When a transcontinental railway to the Pacific coast was first proposed, the objectors to the project sarcastically called British Columbia and western Alberta a “sea of mountains.” To-day these same mountains, once considered merely an expensive barrier in the path of the railways, have proved to be one of the largest factors in building up what is said to be the fourth industry of Canada—its tourist traffic. The business of “selling the scenery” has been developed to such a degree that it is estimated that the national parks of the Dominion yield an annual revenue of twenty-five million dollars. In a year, more than one hundred thousand people travel over the C. P. R. route alone. It is interesting to note that eighty per cent. of them are Americans, and that there are more from New York City than from the entire Dominion of Canada.
The Canadian Pacific has for years led in exploiting the scenic wonders of Canada. It carries tourists over the mountains in summer in open observation cars, and adds to their comfort by using oil-burning locomotives on its passenger trains. It has a half dozen resorts in the Rockies where one may enjoy all the comforts of a modern city hotel or the rugged pleasures of a wilderness camp. It has established a colony of Swiss mountaineers brought from the Alps to act as guides for mountain climbers. It has cut new trails through the country and has sent out geologists to map the unexplored territory.

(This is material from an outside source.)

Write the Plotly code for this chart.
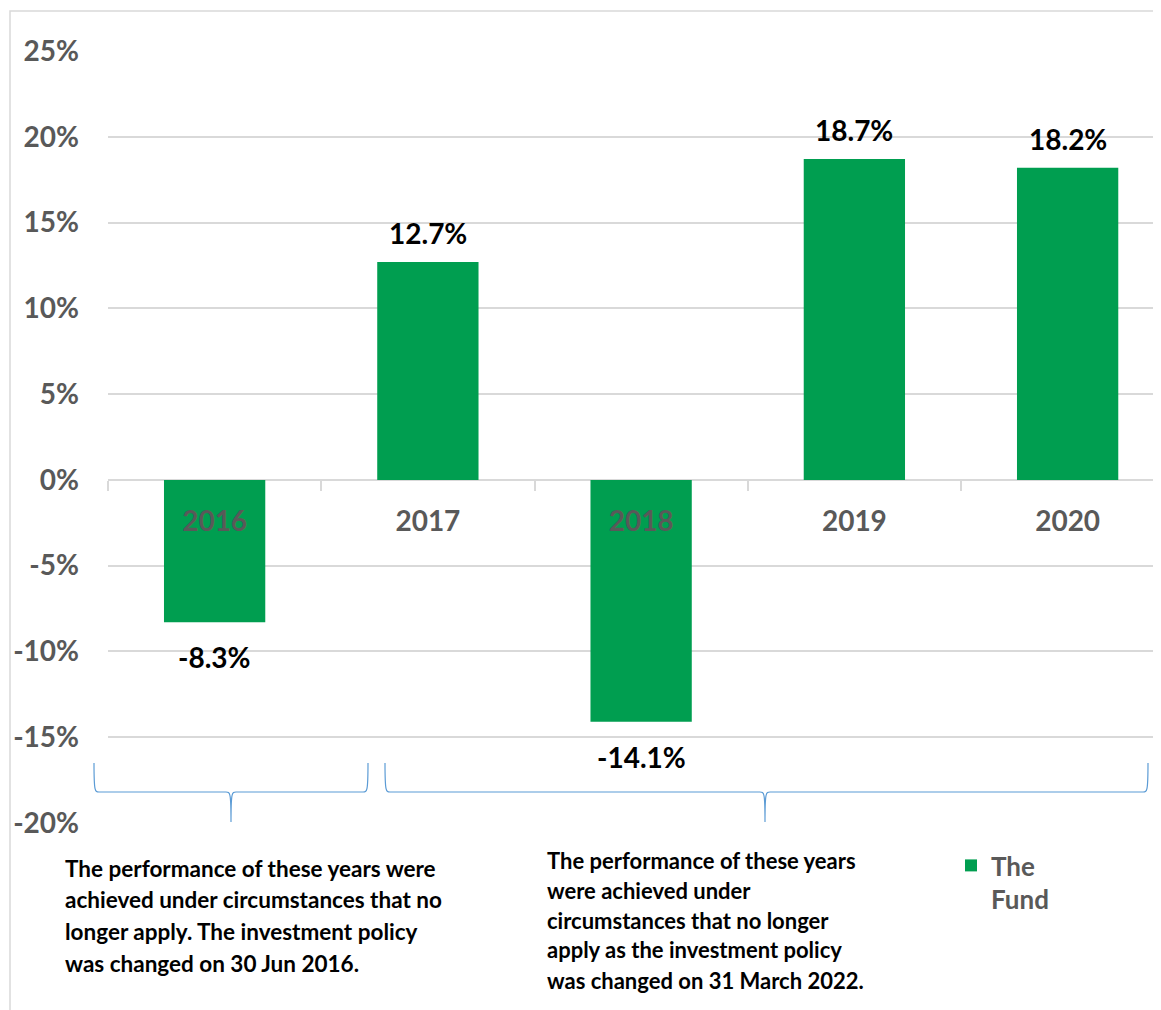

Even the names of scores of peaks and valleys originated with the Canadian Pacific. Mount Sir Donald, one of the mightiest of the Selkirks, was so called in honour of Lord Strathcona, who was a power behind the building of the railway, and who drove the final spike uniting the east and west sections of the transcontinental line. Mount Stephen was named after the first president, and Mount Shaughnessy after a later one. The Van Horne Glacier in the Selkirks and the Van Horne Range have the same name as the famous builder of the Canadian Pacific, and Mount Hector was named after the intrepid explorer who discovered the Kicking Horse Pass.